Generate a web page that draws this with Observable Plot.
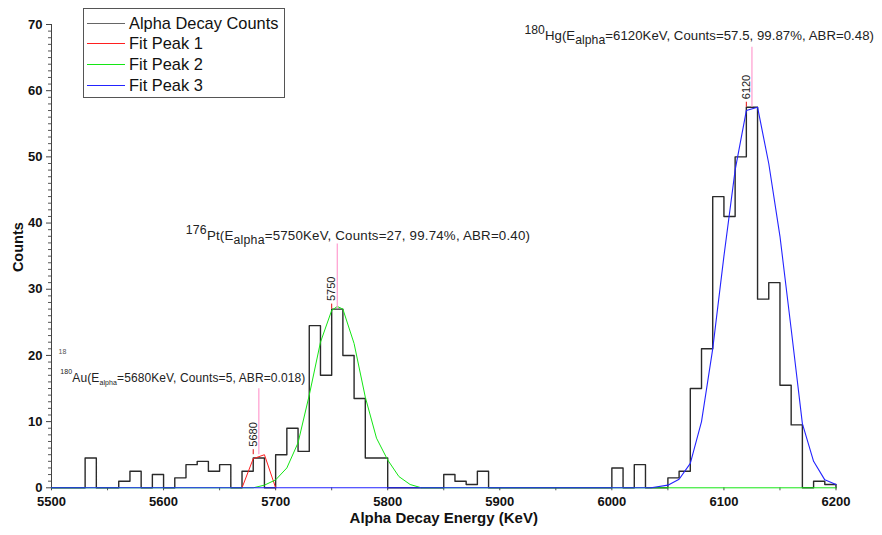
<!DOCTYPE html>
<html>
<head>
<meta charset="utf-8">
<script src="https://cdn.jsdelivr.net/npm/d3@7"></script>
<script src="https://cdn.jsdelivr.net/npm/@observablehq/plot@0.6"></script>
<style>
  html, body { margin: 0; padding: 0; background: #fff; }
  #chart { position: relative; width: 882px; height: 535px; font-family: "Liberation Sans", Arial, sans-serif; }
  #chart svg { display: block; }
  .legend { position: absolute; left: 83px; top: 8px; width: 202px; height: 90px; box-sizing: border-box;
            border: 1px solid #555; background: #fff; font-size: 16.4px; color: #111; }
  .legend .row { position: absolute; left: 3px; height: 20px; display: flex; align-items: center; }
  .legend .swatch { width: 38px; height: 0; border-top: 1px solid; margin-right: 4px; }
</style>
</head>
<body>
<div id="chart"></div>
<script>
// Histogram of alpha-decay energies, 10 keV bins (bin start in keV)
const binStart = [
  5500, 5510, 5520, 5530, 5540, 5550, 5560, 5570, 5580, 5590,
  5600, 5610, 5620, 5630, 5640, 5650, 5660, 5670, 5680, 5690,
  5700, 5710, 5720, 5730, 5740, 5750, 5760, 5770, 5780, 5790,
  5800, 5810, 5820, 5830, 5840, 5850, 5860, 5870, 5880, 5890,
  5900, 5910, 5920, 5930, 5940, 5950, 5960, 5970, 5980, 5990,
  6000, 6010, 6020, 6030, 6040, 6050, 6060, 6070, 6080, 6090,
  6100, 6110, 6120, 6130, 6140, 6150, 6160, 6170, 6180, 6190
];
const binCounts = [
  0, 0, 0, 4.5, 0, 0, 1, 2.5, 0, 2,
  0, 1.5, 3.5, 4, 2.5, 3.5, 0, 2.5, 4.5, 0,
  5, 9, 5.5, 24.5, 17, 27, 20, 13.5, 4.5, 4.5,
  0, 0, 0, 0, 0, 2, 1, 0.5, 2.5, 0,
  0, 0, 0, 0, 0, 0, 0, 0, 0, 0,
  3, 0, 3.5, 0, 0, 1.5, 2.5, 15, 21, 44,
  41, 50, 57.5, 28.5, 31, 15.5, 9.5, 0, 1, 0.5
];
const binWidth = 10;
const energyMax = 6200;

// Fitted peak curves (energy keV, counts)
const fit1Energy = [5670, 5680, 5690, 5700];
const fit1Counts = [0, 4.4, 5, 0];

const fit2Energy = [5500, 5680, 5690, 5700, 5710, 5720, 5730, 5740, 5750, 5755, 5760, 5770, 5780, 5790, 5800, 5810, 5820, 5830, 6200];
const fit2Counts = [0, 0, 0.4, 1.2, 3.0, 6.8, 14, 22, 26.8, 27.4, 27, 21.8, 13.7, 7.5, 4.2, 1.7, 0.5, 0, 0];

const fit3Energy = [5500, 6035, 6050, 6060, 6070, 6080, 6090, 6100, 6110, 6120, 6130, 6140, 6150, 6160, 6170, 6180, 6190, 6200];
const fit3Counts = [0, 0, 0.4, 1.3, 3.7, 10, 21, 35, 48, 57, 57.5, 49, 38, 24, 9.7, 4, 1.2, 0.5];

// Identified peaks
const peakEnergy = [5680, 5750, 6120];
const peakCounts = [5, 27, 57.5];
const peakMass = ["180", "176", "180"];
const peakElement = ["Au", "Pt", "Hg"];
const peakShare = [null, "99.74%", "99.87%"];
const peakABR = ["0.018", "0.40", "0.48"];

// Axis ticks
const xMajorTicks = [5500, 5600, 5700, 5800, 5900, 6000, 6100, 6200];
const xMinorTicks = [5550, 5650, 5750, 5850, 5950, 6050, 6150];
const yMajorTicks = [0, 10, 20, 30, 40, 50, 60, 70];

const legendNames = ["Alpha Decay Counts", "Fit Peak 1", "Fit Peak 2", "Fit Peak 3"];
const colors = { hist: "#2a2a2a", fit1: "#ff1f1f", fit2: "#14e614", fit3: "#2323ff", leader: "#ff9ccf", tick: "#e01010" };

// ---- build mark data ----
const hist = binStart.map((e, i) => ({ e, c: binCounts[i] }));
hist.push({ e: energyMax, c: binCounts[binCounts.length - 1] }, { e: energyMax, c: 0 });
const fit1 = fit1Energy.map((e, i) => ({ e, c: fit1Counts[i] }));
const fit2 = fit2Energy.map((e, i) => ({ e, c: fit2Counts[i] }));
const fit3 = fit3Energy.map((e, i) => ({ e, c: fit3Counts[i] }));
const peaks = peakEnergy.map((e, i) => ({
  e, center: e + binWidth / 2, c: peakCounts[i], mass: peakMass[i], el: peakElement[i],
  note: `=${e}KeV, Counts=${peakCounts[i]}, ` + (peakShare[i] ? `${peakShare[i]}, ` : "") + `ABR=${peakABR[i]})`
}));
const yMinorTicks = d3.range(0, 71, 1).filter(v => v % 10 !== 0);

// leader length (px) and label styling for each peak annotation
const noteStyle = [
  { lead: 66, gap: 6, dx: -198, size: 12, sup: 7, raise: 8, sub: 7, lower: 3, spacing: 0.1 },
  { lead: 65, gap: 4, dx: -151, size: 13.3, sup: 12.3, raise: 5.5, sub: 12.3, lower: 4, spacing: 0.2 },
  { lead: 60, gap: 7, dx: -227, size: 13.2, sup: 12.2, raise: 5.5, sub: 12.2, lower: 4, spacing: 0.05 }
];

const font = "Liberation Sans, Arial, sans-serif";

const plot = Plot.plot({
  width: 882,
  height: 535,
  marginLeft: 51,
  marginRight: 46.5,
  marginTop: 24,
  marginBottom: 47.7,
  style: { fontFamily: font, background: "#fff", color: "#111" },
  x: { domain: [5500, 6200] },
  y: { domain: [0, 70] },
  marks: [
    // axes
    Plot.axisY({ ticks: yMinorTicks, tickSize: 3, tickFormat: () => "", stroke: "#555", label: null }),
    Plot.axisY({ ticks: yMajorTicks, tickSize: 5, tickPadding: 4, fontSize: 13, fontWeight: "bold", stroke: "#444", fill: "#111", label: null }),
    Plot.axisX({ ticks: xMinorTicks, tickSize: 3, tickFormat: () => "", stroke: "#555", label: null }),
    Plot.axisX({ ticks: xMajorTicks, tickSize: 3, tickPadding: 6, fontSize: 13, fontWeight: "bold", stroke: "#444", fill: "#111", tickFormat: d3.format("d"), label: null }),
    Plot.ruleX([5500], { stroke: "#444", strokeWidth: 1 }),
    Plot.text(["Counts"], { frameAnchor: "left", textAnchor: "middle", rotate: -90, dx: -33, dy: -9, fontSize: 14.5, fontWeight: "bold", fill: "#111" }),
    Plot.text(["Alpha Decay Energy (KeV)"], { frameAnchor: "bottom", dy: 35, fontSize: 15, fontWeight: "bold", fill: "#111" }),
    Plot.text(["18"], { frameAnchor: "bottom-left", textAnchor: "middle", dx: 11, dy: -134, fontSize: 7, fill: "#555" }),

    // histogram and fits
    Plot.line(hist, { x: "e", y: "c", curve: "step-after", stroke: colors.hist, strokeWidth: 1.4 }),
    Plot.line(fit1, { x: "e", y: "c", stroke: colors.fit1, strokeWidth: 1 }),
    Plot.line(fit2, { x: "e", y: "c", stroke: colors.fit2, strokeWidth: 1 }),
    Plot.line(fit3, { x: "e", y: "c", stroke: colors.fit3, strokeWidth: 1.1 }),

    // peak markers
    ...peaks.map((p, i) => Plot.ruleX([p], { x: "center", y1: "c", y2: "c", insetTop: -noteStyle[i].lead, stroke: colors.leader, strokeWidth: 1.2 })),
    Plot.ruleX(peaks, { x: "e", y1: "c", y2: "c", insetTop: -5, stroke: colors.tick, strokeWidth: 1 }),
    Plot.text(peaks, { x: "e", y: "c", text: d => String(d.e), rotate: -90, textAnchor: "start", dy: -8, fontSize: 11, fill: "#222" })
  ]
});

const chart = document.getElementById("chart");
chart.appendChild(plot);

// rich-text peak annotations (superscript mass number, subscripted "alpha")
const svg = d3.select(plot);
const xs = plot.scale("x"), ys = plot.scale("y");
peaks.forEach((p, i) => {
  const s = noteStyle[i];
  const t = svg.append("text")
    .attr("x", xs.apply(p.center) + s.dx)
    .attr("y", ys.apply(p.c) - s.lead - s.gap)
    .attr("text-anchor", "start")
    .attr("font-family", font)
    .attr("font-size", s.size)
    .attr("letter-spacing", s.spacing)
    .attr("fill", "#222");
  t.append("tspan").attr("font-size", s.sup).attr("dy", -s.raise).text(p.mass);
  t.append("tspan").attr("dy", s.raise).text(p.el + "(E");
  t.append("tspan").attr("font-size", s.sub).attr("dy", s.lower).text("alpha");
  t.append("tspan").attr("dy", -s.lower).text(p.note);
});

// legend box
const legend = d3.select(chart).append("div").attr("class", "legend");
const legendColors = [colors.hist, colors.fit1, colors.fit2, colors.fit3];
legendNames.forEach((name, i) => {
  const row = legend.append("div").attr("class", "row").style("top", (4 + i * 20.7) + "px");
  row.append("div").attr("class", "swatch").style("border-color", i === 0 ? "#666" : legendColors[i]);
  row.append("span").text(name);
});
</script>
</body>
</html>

▸ Work required
Up to and including the line containing "const fit1Counts = [0, 4.4, 5, 0];", repeat every line from the start of the data, but none of the pictures.

▸ The answer
Generate a web page that draws this with Observable Plot.
<!DOCTYPE html>
<html>
<head>
<meta charset="utf-8">
<script src="https://cdn.jsdelivr.net/npm/d3@7"></script>
<script src="https://cdn.jsdelivr.net/npm/@observablehq/plot@0.6"></script>
<style>
  html, body { margin: 0; padding: 0; background: #fff; }
  #chart { position: relative; width: 882px; height: 535px; font-family: "Liberation Sans", Arial, sans-serif; }
  #chart svg { display: block; }
  .legend { position: absolute; left: 83px; top: 8px; width: 202px; height: 90px; box-sizing: border-box;
            border: 1px solid #555; background: #fff; font-size: 16.4px; color: #111; }
  .legend .row { position: absolute; left: 3px; height: 20px; display: flex; align-items: center; }
  .legend .swatch { width: 38px; height: 0; border-top: 1px solid; margin-right: 4px; }
</style>
</head>
<body>
<div id="chart"></div>
<script>
// Histogram of alpha-decay energies, 10 keV bins (bin start in keV)
const binStart = [
  5500, 5510, 5520, 5530, 5540, 5550, 5560, 5570, 5580, 5590,
  5600, 5610, 5620, 5630, 5640, 5650, 5660, 5670, 5680, 5690,
  5700, 5710, 5720, 5730, 5740, 5750, 5760, 5770, 5780, 5790,
  5800, 5810, 5820, 5830, 5840, 5850, 5860, 5870, 5880, 5890,
  5900, 5910, 5920, 5930, 5940, 5950, 5960, 5970, 5980, 5990,
  6000, 6010, 6020, 6030, 6040, 6050, 6060, 6070, 6080, 6090,
  6100, 6110, 6120, 6130, 6140, 6150, 6160, 6170, 6180, 6190
];
const binCounts = [
  0, 0, 0, 4.5, 0, 0, 1, 2.5, 0, 2,
  0, 1.5, 3.5, 4, 2.5, 3.5, 0, 2.5, 4.5, 0,
  5, 9, 5.5, 24.5, 17, 27, 20, 13.5, 4.5, 4.5,
  0, 0, 0, 0, 0, 2, 1, 0.5, 2.5, 0,
  0, 0, 0, 0, 0, 0, 0, 0, 0, 0,
  3, 0, 3.5, 0, 0, 1.5, 2.5, 15, 21, 44,
  41, 50, 57.5, 28.5, 31, 15.5, 9.5, 0, 1, 0.5
];
const binWidth = 10;
const energyMax = 6200;

// Fitted peak curves (energy keV, counts)
const fit1Energy = [5670, 5680, 5690, 5700];
const fit1Counts = [0, 4.4, 5, 0];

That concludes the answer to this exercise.